**WHAT YOU NEED TO DO**
Retype the opening lines of the data exactly, stopping after the line that contains "fig.canvas.draw()". Skip every picture.

--- START ---

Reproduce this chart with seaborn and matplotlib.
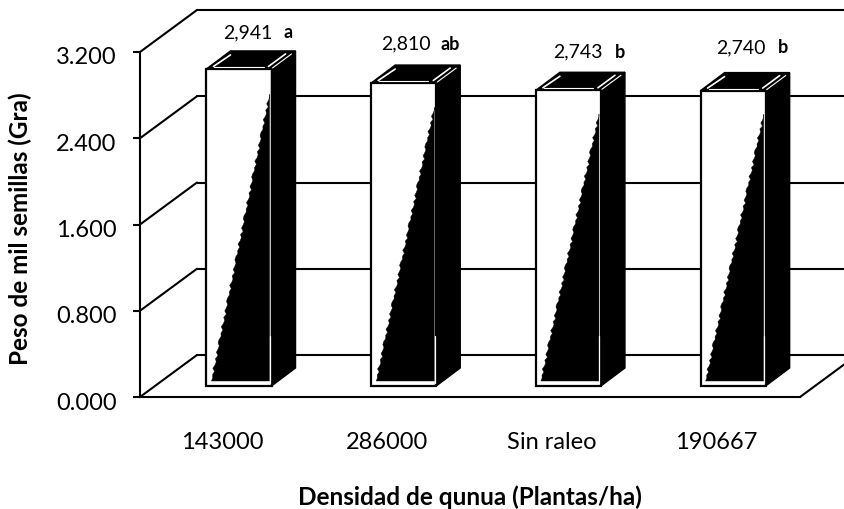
import matplotlib
matplotlib.use("Agg")
import matplotlib.pyplot as plt
from matplotlib.patches import Polygon
from matplotlib.lines import Line2D
from matplotlib.transforms import Affine2D, IdentityTransform
import pandas as pd
import seaborn as sns

categories = ["143000", "286000", "Sin raleo", "190667"]
values = [2.941, 2.810, 2.743, 2.740]
value_labels = ["2,941", "2,810", "2,743", "2,740"]
group_letters = ["a", "ab", "b", "b"]
y_ticks = [0.0, 0.8, 1.6, 2.4, 3.2]
y_tick_labels = ["0.000", "0.800", "1.600", "2.400", "3.200"]

sns.set_theme(style="white")
plt.rcParams["font.family"] = ["Lato", "DejaVu Sans"]

W, H = 845, 509
fig = plt.figure(figsize=(W / 100, H / 100), dpi=100)
ax = fig.add_axes([140 / W, (H - 397) / H, 660 / W, 345 / H])

df = pd.DataFrame({"densidad": categories, "peso": values})
sns.barplot(data=df, x="densidad", y="peso", color="white", saturation=1,
            edgecolor="black", linewidth=1.6, width=0.395, errorbar=None, ax=ax, zorder=5)
ax.set_xlim(-0.601, 3.406)
ax.set_ylim(0, 3.2)
fig.canvas.draw()

ident = IdentityTransform()
LW = 1.5
WALL_DX, WALL_DY = 57, 42      # back wall depth in px
BAR_DX, BAR_DY = 24, 18        # bar depth in px
BAR_LIFT = 11                  # bar sits on the floor, behind the front edge
JAG = [-0.8, 0.6, -0.2, 1.1, -1.2, 0.3, 0.9, -0.6, 1.4, -0.9, 0.1, 0.7, -1.1]
# label nudges in px, per bar: (value dx, letter dx, dy above the bar top)
NUDGE = [(-10, 30, 36), (-17, 27, 39), (-10, 33, 38), (-11, 31, 43)]


def line(xs, ys, color="black", lw=LW, z=2):
    fig.add_artist(Line2D(xs, ys, color=color, lw=lw, transform=ident, zorder=z,
                          solid_capstyle="round"))


def poly(pts, face="black", edge="black", lw=1.0, z=6):
    ax.add_patch(Polygon(pts, closed=True, facecolor=face, edgecolor=edge, lw=lw,
                         transform=ident, clip_on=False, zorder=z))


# Walls and floor from the axis scale
x_left = ax.transAxes.transform((0, 0))[0]
x_right = ax.transAxes.transform((1, 0))[0]
for t in y_ticks:
    py = ax.transData.transform((0, t))[1]
    line([x_left, x_left + WALL_DX], [py, py + WALL_DY])
    ax.plot([x_left + WALL_DX, W + 5], [py + WALL_DY] * 2, color="black", lw=LW,
            transform=ident, clip_on=False, zorder=1)
py0 = ax.transData.transform((0, 0))[1]
line([x_right, x_right + WALL_DX], [py0, py0 + WALL_DY])

# Bars
lift = Affine2D().translate(0, BAR_LIFT)
for bar, lab, let, (dv, dl, dy) in zip(ax.patches, value_labels, group_letters, NUDGE):
    bar.set_transform(ax.transData + lift)
    bar.set_clip_on(False)
    (x0, y0) = ax.transData.transform((bar.get_x(), 0))
    (x1, y1) = ax.transData.transform((bar.get_x() + bar.get_width(), bar.get_height()))
    y0 += BAR_LIFT
    y1 += BAR_LIFT
    # dark side and top faces
    poly([(x1, y1), (x1 + BAR_DX, y1 + BAR_DY), (x1 + BAR_DX, y0 + BAR_DY), (x1, y0)])
    poly([(x0, y1), (x0 + BAR_DX, y1 + BAR_DY), (x1 + BAR_DX, y1 + BAR_DY), (x1, y1)])
    # black wedge on the front face, with a rough scanned edge
    ax_, ay_ = x0 + 5, y0 + 5
    bx_, by_ = x1 - 2, y0 + 0.92 * (y1 - y0)
    n = 90
    edge = [(ax_ + (bx_ - ax_) * i / n + JAG[i % len(JAG)], ay_ + (by_ - ay_) * i / n)
            for i in range(1, n)]
    poly([(x1 - 2, ay_), (ax_, ay_)] + edge + [(bx_, by_)], lw=0.3, z=7)
    # white highlights
    for xa, ya, xb, yb, w in [
        (x0 + 7, y1 + 2.5, x0 + 24, y1 + 14, 1.2),
        (x0 + 8, y1 + 2, x1 - 8, y1 + 2, 0.8),
        (x1 - 3, y1 + 2.5, x1 + 14, y1 + 15, 1.2),
        (x1 + 1, y1 + 1, x1 + 20, y1 + 15, 0.8),
        (x1 - 1.5, y0 + 3, x1 - 1.5, y0 + 50, 0.9),
    ]:
        ax.plot([xa, xb], [ya, yb], color="white", lw=w, transform=ident,
                clip_on=False, zorder=8)
    # value and significance letter
    cx = (x0 + x1) / 2 + 19
    ax.text(cx + dv, y1 + dy, lab, transform=ident, ha="center", va="center",
            fontsize=14, color="black", zorder=9)
    ax.text(cx + dl, y1 + dy, let, transform=ident, ha="center", va="center",
            fontsize=13, fontweight="bold", color="black", zorder=9)

# Axes
sns.despine(ax=ax, top=True, right=True)
for s in ("left", "bottom"):
    ax.spines[s].set_linewidth(LW)
    ax.spines[s].set_color("black")
ax.set_yticks(y_ticks)
ax.set_yticklabels(y_tick_labels, fontsize=17, color="black")
ax.tick_params(axis="y", left=True, length=5, width=LW, pad=12, color="black")
ax.set_xticks(range(len(categories)))
ax.set_xticklabels(categories, fontsize=17, color="black")
ax.tick_params(axis="x", length=0, pad=25)
shift_x = Affine2D().translate(-17, 0)
for lb in ax.get_xticklabels():
    lb.set_transform(lb.get_transform() + shift_x)
shift_y = Affine2D().translate(0, -4)
for lb in ax.get_yticklabels():
    lb.set_transform(lb.get_transform() + shift_y)

ax.set_xlabel("")
ax.set_ylabel("")
fig.text(470 / W, (H - 497) / H, "Densidad de qunua (Plantas/ha)", ha="center", va="center",
         fontsize=17.5, fontweight="bold", color="black")
fig.text(20 / W, (H - 229) / H, "Peso de mil semillas (Gra)", ha="center", va="center",
         rotation=90, fontsize=17.5, fontweight="bold", color="black")

fig.savefig("out.png", dpi=100, facecolor="white")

--- END ---

**RESULT FOR THIS EXERCISE**
Reproduce this chart with seaborn and matplotlib.
import matplotlib
matplotlib.use("Agg")
import matplotlib.pyplot as plt
from matplotlib.patches import Polygon
from matplotlib.lines import Line2D
from matplotlib.transforms import Affine2D, IdentityTransform
import pandas as pd
import seaborn as sns

categories = ["143000", "286000", "Sin raleo", "190667"]
values = [2.941, 2.810, 2.743, 2.740]
value_labels = ["2,941", "2,810", "2,743", "2,740"]
group_letters = ["a", "ab", "b", "b"]
y_ticks = [0.0, 0.8, 1.6, 2.4, 3.2]
y_tick_labels = ["0.000", "0.800", "1.600", "2.400", "3.200"]

sns.set_theme(style="white")
plt.rcParams["font.family"] = ["Lato", "DejaVu Sans"]

W, H = 845, 509
fig = plt.figure(figsize=(W / 100, H / 100), dpi=100)
ax = fig.add_axes([140 / W, (H - 397) / H, 660 / W, 345 / H])

df = pd.DataFrame({"densidad": categories, "peso": values})
sns.barplot(data=df, x="densidad", y="peso", color="white", saturation=1,
            edgecolor="black", linewidth=1.6, width=0.395, errorbar=None, ax=ax, zorder=5)
ax.set_xlim(-0.601, 3.406)
ax.set_ylim(0, 3.2)
fig.canvas.draw()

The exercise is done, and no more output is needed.